Alla logica gretta e religiosamente meschina rappresentata nel film dal pastore, che conduce la sua vita trattenendo per sé la vita delle figlie, impedendo loro di vivere l’amore, ma anche al clima di litigi, piccole invidie e rigorismo puritano della comunità, è contrapposto l’arrivo timido ma dirompente, quasi una forza della natura, di Babette. Il pranzo che ella prepara – manifestando la libertà dell’artista - è il trionfo della dimensione dei sensi, e l’espressione della capacità trasformante del cibo e della convivialità per l’uomo. Il tutto nel clima della sparuta congregazione dominato dalla paura dell’inferno. Le scene che descrivono la preparazione del pranzo introducono in una suggestione particolare e fannno cogliere il genio, la creatività e l’autentica gioia che viene a soffiare attraverso questa preparazione.

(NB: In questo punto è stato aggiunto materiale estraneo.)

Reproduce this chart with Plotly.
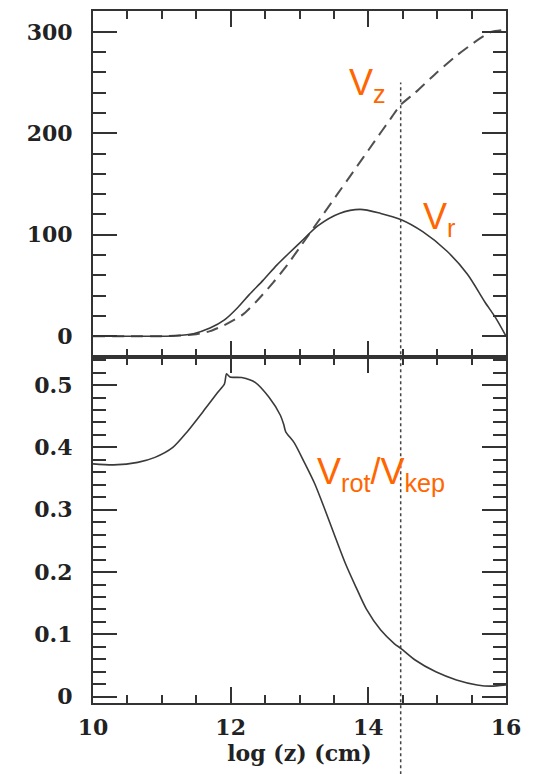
import plotly.graph_objects as go

# ---------------- data ----------------
logz_vr = [10.0, 10.5, 11.0, 11.2, 11.46, 11.7, 11.91, 12.1, 12.27, 12.47, 12.67,
           12.85, 13.02, 13.27, 13.58, 13.88, 14.18, 14.47, 14.79, 15.14, 15.44,
           15.69, 15.85, 16.0]
vr = [0, 0, 0, 0.5, 2.5, 8, 16, 28, 41, 55, 70,
      82, 93, 109, 121, 125, 121, 115, 103, 84, 61,
      34, 18, 0]

logz_vz = [10.0, 10.5, 11.06, 11.46, 11.7, 11.91, 12.17, 12.37, 12.62, 12.82, 13.02,
           13.27, 13.53, 13.78, 14.08, 14.33, 14.47, 14.68, 14.98, 15.29, 15.59,
           15.79, 16.0]
vz = [0, 0, 0, 1.6, 5, 11, 21, 34, 53, 70, 89,
      113, 138, 162, 191, 215, 228, 240, 259, 277, 292,
      300, 302]

logz_rot = [10.0, 10.3, 10.65, 10.9, 11.16, 11.36, 11.61, 11.81, 11.91, 11.94, 11.99,
            12.16, 12.36, 12.56, 12.72, 12.77, 12.80, 12.92, 13.07, 13.22, 13.37,
            13.52, 13.67, 13.82, 13.97, 14.18, 14.38, 14.48, 14.68, 14.98, 15.28,
            15.58, 15.78, 16.0]
vrot_vkep = [0.3735, 0.372, 0.376, 0.384, 0.400, 0.424, 0.459, 0.488, 0.502, 0.518, 0.513,
             0.512, 0.504, 0.480, 0.452, 0.437, 0.425, 0.408, 0.376, 0.342, 0.300,
             0.256, 0.213, 0.176, 0.141, 0.107, 0.085, 0.077, 0.059, 0.040, 0.027,
             0.019, 0.017, 0.019]

marker_logz = 14.47      # dotted vertical reference line
marker_top_v = 250       # its top end, in V units of the upper panel

x_range = [10, 16]
top_range = [-20.5, 320.5]
bot_range = [-0.01, 0.545]

# ---------------- figure ----------------
INK = "#333333"
TICKFONT = dict(family="DejaVu Serif", size=22, color="#222222", weight="bold")
ORANGE = "#FF6600"
LBLFONT = dict(family="Liberation Sans, Arial, sans-serif", size=36, color=ORANGE)

fig = go.Figure()
fig.add_trace(go.Scatter(x=logz_vz, y=vz, mode="lines", xaxis="x", yaxis="y",
                         line=dict(color="#505050", width=2, dash="12px,7px",
                                   shape="spline", smoothing=0.6),
                         showlegend=False, hoverinfo="skip"))
fig.add_trace(go.Scatter(x=logz_vr, y=vr, mode="lines", xaxis="x", yaxis="y",
                         line=dict(color="#3a3a3a", width=1.6,
                                   shape="spline", smoothing=0.8),
                         showlegend=False, hoverinfo="skip"))
fig.add_trace(go.Scatter(x=logz_rot, y=vrot_vkep, mode="lines", xaxis="x2", yaxis="y2",
                         line=dict(color="#3a3a3a", width=1.6,
                                   shape="spline", smoothing=0.7),
                         showlegend=False, hoverinfo="skip"))

common_x = dict(range=x_range, showline=True, linecolor=INK, linewidth=2,
                mirror="allticks", ticks="inside", tickmode="linear",
                tick0=10, dtick=2, ticklen=16, tickwidth=2, tickcolor=INK,
                minor=dict(dtick=0.5, tick0=10, ticklen=8, tickwidth=2,
                           tickcolor=INK, ticks="inside"),
                showgrid=False, zeroline=False, tickfont=TICKFONT)
common_y = dict(showline=True, linecolor=INK, linewidth=2, mirror="allticks",
                ticks="inside", tickmode="linear", tick0=0,
                ticklen=24, tickwidth=2, tickcolor=INK,
                showgrid=False, zeroline=False, tickfont=TICKFONT,
                ticklabelstandoff=14)

fig.update_layout(
    width=543, height=774,
    margin=dict(l=93, r=37, t=9, b=71),
    paper_bgcolor="white", plot_bgcolor="white",
    xaxis=dict(**common_x, domain=[0, 1], anchor="y", showticklabels=False,
               matches="x2"),
    xaxis2=dict(**common_x, domain=[0, 1], anchor="y2", showticklabels=True,
                ticklabelstandoff=4,
                title=dict(text="log (z) (cm)", font=TICKFONT, standoff=4)),
    yaxis=dict(**common_y, domain=[0.5, 1], anchor="x", range=top_range,
               dtick=100,
               minor=dict(dtick=20, tick0=0, ticklen=13, tickwidth=2,
                          tickcolor=INK, ticks="inside")),
    yaxis2=dict(**common_y, domain=[0, 0.5], anchor="x2", range=bot_range,
                dtick=0.1,
                minor=dict(dtick=0.02, tick0=0, ticklen=13, tickwidth=2,
                           tickcolor=INK, ticks="inside")),
)

# dotted vertical line spanning both panels down past the axis title
top_paper = 0.5 + 0.5 * (marker_top_v - top_range[0]) / (top_range[1] - top_range[0])
fig.add_shape(type="line", xref="x2", yref="paper",
              x0=marker_logz, x1=marker_logz, y0=-0.103, y1=top_paper,
              line=dict(color="#444444", width=1.5, dash="dot"))

# orange curve labels
fig.add_annotation(x=13.69, y=248, xref="x", yref="y", text="V<sub>z</sub>",
                   showarrow=False, xanchor="left", yanchor="middle", font=LBLFONT)
fig.add_annotation(x=14.77, y=116, xref="x", yref="y", text="V<sub>r</sub>",
                   showarrow=False, xanchor="left", yanchor="middle", font=LBLFONT)
fig.add_annotation(x=13.22, y=0.357, xref="x2", yref="y2",
                   text="V<sub>rot</sub>/V<sub>kep</sub>",
                   showarrow=False, xanchor="left", yanchor="middle", font=LBLFONT)

fig.write_html("out.html")
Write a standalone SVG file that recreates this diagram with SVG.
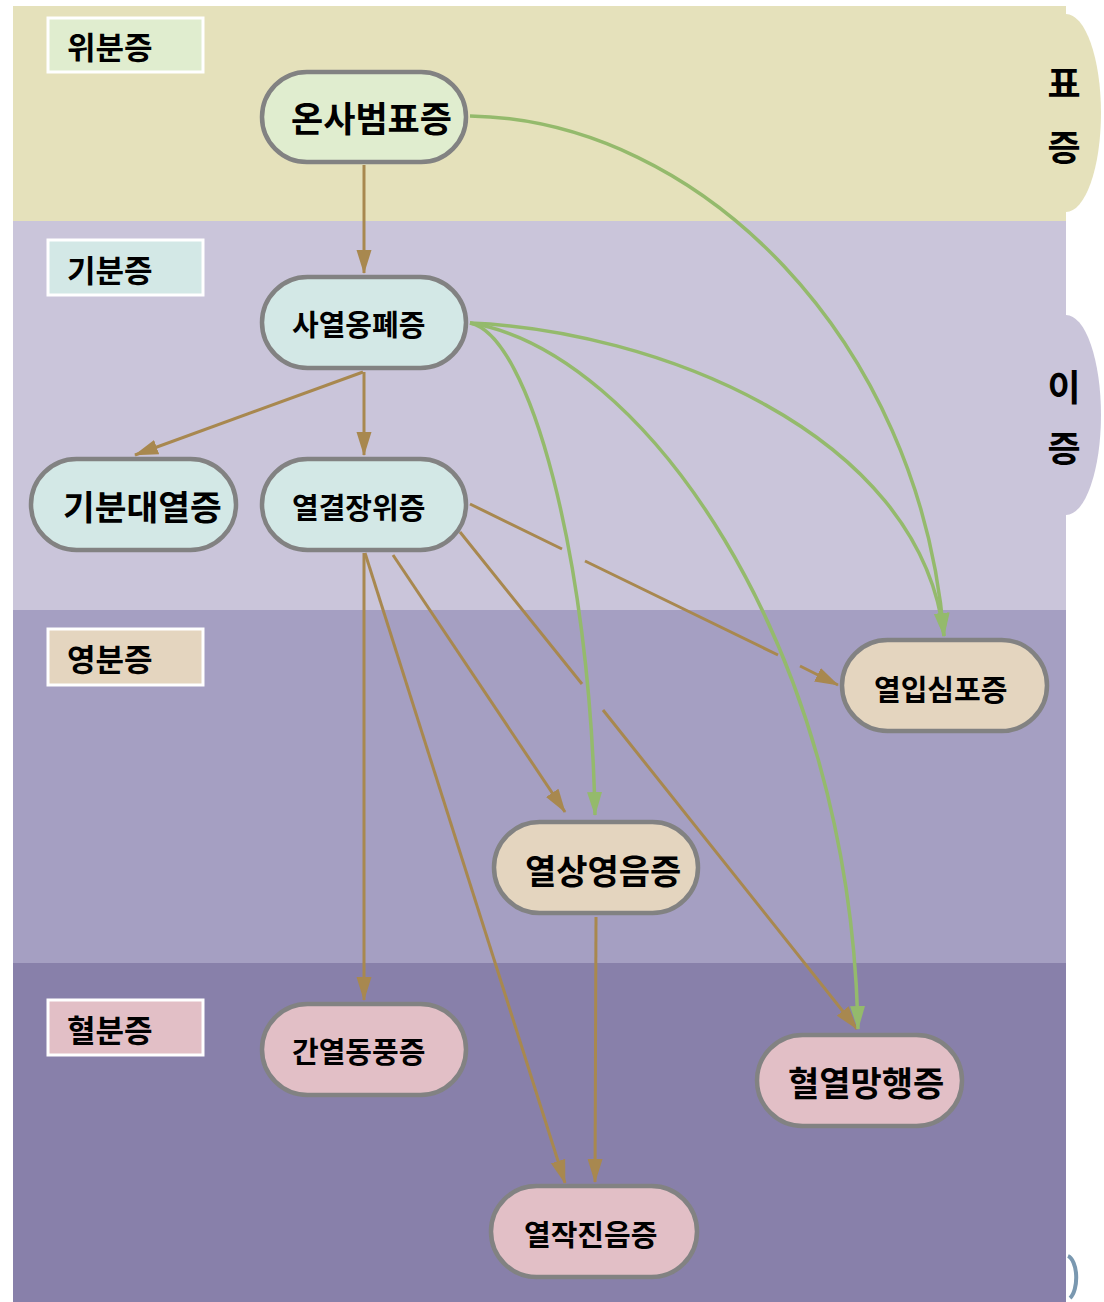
<svg xmlns="http://www.w3.org/2000/svg" width="1104" height="1302" viewBox="0 0 1104 1302">
<style>
.t{font-family:"Noto Sans CJK KR","Noto Sans",sans-serif;font-weight:700;fill:#000}
.lb{stroke:#ffffff;stroke-width:3}
.nd{stroke:#828282;stroke-width:4.5}
.br{fill:none;stroke:#a8884f;stroke-width:3}
.gr{fill:none;stroke:#94ba6c;stroke-width:3.5}
</style>
<defs>
<marker id="ab" markerUnits="userSpaceOnUse" markerWidth="24" markerHeight="16" refX="23" refY="8" orient="auto" viewBox="0 0 24 16"><path d="M0,0.5 L24,8 L0,15.5 z" fill="#a8884f"/></marker>
<marker id="ag" markerUnits="userSpaceOnUse" markerWidth="24" markerHeight="16" refX="23" refY="8" orient="auto" viewBox="0 0 24 16"><path d="M0,0.5 L24,8 L0,15.5 z" fill="#94ba6c"/></marker>
</defs>
<rect width="1104" height="1302" fill="#ffffff"/>
<g id="bands">
<rect x="13" y="6" width="1053" height="215" fill="#e5e1bb"/>
<path d="M1066,14 A35,99 0 0 1 1066,212 Z" fill="#e5e1bb"/>
<rect x="13" y="221" width="1053" height="389" fill="#cac5da"/>
<path d="M1066,315 A35,100 0 0 1 1066,515 Z" fill="#cac5da"/>
<rect x="13" y="610" width="1053" height="353" fill="#a59fc2"/>
<rect x="13" y="963" width="1053" height="339" fill="#8880aa"/>
<path d="M1068,1256 A10,22 0 0 1 1070,1298" fill="none" stroke="#7a98b0" stroke-width="4"/>
<text class="t" x="1064" y="97" font-size="36" text-anchor="middle">표</text>
<text class="t" x="1064" y="161" font-size="36" text-anchor="middle">증</text>
<text class="t" x="1064" y="401" font-size="36" text-anchor="middle">이</text>
<text class="t" x="1064" y="462" font-size="36" text-anchor="middle">증</text>
</g>
<g id="label-wibun"><rect class="lb" x="48" y="18" width="155" height="54" fill="#e0edcf"/><text class="t" x="67" y="59" font-size="31">위분증</text></g>
<g id="label-gibun"><rect class="lb" x="48" y="240" width="155" height="55" fill="#d3e8e6"/><text class="t" x="67" y="282" font-size="31">기분증</text></g>
<g id="label-yeongbun"><rect class="lb" x="48" y="629" width="155" height="56" fill="#e4d5bf"/><text class="t" x="67" y="671" font-size="31">영분증</text></g>
<g id="label-hyeolbun"><rect class="lb" x="48" y="1000" width="155" height="55" fill="#e2bfc6"/><text class="t" x="67" y="1042" font-size="31">혈분증</text></g>
<g id="connectors">
<path class="br" d="M364,165 L364,273" marker-end="url(#ab)"/>
<path class="br" d="M363,372 L135,455" marker-end="url(#ab)"/>
<path class="br" d="M364,372 L364,455" marker-end="url(#ab)"/>
<path class="br" d="M470,504 L562,549 M585,561 L778,655 M800,666 L838,685" marker-end="url(#ab)"/>
<path class="br" d="M393,555 L565,812" marker-end="url(#ab)"/>
<path class="br" d="M364,553 L364,1000" marker-end="url(#ab)"/>
<path class="br" d="M365,553 L565,1183" marker-end="url(#ab)"/>
<path class="br" d="M596,917 L595,1182" marker-end="url(#ab)"/>
<path class="br" d="M460,532 L582,684 M603,710 L857,1029" marker-end="url(#ab)"/>
<path class="gr" d="M470,116 C700,120 920,340 944,636" marker-end="url(#ag)"/>
<path class="gr" d="M470,323 C650,330 920,430 944,636" marker-end="url(#ag)"/>
<path class="gr" d="M470,323 C530,335 590,560 595,815" marker-end="url(#ag)"/>
<path class="gr" d="M470,323 C640,350 850,640 858,1029" marker-end="url(#ag)"/>
</g>
<g id="n-onsabeompyo"><rect class="nd" x="262" y="72" width="204" height="90" rx="45" fill="#e0edcf"/><text class="t" x="291" y="132" font-size="35">온사범표증</text></g>
<g id="n-sayeolongpye"><rect class="nd" x="262" y="277" width="204" height="91" rx="45.5" fill="#d3e8e6"/><text class="t" x="292" y="336" font-size="29">사열옹폐증</text></g>
<g id="n-gibundaeyeol"><rect class="nd" x="31" y="459" width="205" height="91" rx="45.5" fill="#d3e8e6"/><text class="t" x="63" y="520" font-size="34.5">기분대열증</text></g>
<g id="n-yeolgyeoljangwi"><rect class="nd" x="262" y="459" width="204" height="91" rx="45.5" fill="#d3e8e6"/><text class="t" x="292" y="519" font-size="29">열결장위증</text></g>
<g id="n-yeolipsimpo"><rect class="nd" x="842" y="640" width="205" height="91" rx="45.5" fill="#e4d5bf"/><text class="t" x="874" y="701" font-size="29">열입심포증</text></g>
<g id="n-yeolsangyeongeum"><rect class="nd" x="494" y="822" width="204" height="91" rx="45.5" fill="#e4d5bf"/><text class="t" x="525" y="884" font-size="34">열상영음증</text></g>
<g id="n-ganyeoldongpung"><rect class="nd" x="262" y="1004" width="204" height="91" rx="45.5" fill="#e2bfc6"/><text class="t" x="292" y="1063" font-size="29">간열동풍증</text></g>
<g id="n-hyeolyeolmanghaeng"><rect class="nd" x="757" y="1035" width="205" height="91" rx="45.5" fill="#e2bfc6"/><text class="t" x="788" y="1096" font-size="34">혈열망행증</text></g>
<g id="n-yeoljakjineum"><rect class="nd" x="491" y="1186" width="206" height="91" rx="45.5" fill="#e2bfc6"/><text class="t" x="524" y="1246" font-size="29">열작진음증</text></g>
</svg>
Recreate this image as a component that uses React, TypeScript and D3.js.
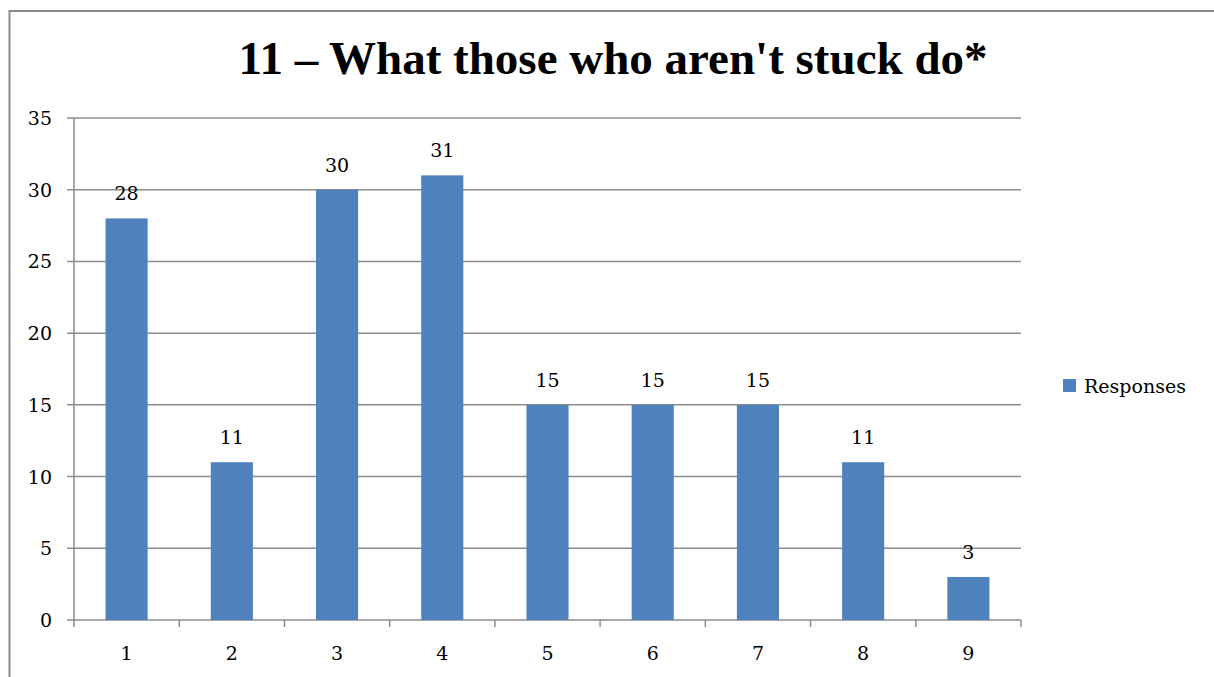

Il pranzo e i dialoghi attorno alla tavola costituiscono il momento centrale del film. Lì si compie il sacrificio di tutto quello che Babette aveva – spende tutto il denaro che possedava per questo momento – ma anche miracolosamente in quel momento il gelo che attanagliava la comunità si scioglie e s’apre ad una comunicazione sincera, senza ipocrisie, fino ad un impensabile girotondo. Nel mangiare insieme quel cibo, arrivato come dono, si attua una metamorfosi ed una liberazione: tutta la storia passata è vista con sguardo sereno e pacificato. Soprattutto emerge un sentimento di amore che si fa, al pari dei cibi, nutrimento di parole, gesti, sguardi. Babette, la sconosciuta, che ha speso tutto, dopo una vita di servizio, diviene colei che fa irrompere nella grigia atmosfera di un mondo pervaso da una religiosità oppressiva, un’illuminazione che cambia la vita e fa di un pranzo un atto d’amore e di comunicazione. “Mentre mangiavano, prese il pane e recitò la benedizione, lo spezzò e lo diede loro dicendo: prendete questo è il mio corpo” (Mc 14,22).

Alessandro Cortesi op




Commenti

  1. film molto interessante realizzato stupendamente e magistralmente interpretata dalla protanista.L' ho visto e rivisto ogni qual volta mi capita l'occasione .Non c'è,forse ,quello spirito religioso che l'autore dell'articolo sottolinea con la riportata frase del vangelo,ma rappresenta una scelta di principio di Babette,che si trasforma in un atto d'amore.E si sa che l'amore è contagioso.